PLEASANT GARDEN, N.C. -- Brandon Price hauled a man-sized bag into his back seat before the long road trip ahead of him.
"I'm not a real light packer, but with these kind of incidents you have to assume that you might be stuck down there for two or three weeks," Price said.
Armed with a GPS, extra fire-resistant clothes and more, he's meeting with the rest of his team with Atlantic Wildfire Resource down in southern Georgia.
"It's certainly the biggest incident Atlantic Wildfire Resources has sent an engine to," he said.
Officials at the Okefenokee National Wildlife Refuge say on April 6th, a single lightning strike sparked a wildfire that's ravaged more than 130,000 acres of swamp land.

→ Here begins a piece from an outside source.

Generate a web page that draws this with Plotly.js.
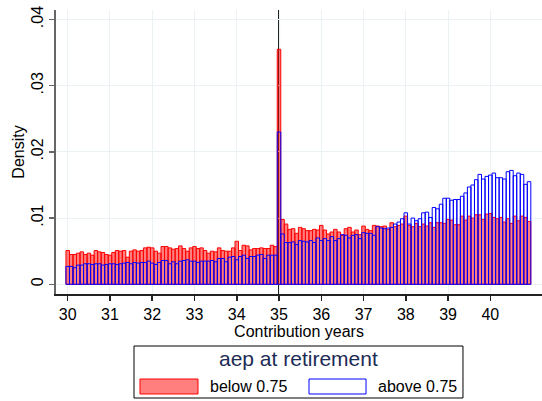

Three members of Price's team have been helping for about two weeks, using a truck to transport water and snuff out lingering fires.
"They like being in the outdoors, they have a drive to help the community and there's obviously a lot of natural resources that we get to witness as well as protect," Price said.
The Atlantic Wildfire Resource mainly works with cities and towns to help them do controlled burns, doing a job three weeks ago in Pleasant Garden. They do this to promote a healthy vegetation cycle in the area, but also to prevent wildfires.
"Fire is a historic process that's been happening there for maybe hundreds or thousands of years," Price said. "The refuge recognizes that, they routinely do prescribed burns."
He says the techniques used between controlled burns and wildfire containment are very similar.
The fire is only 12 percent contained as of this weekend, with more than 530 people working on containment and also controlling structure fires in the area.
79 people were evacuated from St. George Georgia, right next to the boarder of Florida, as the fire continues to move east.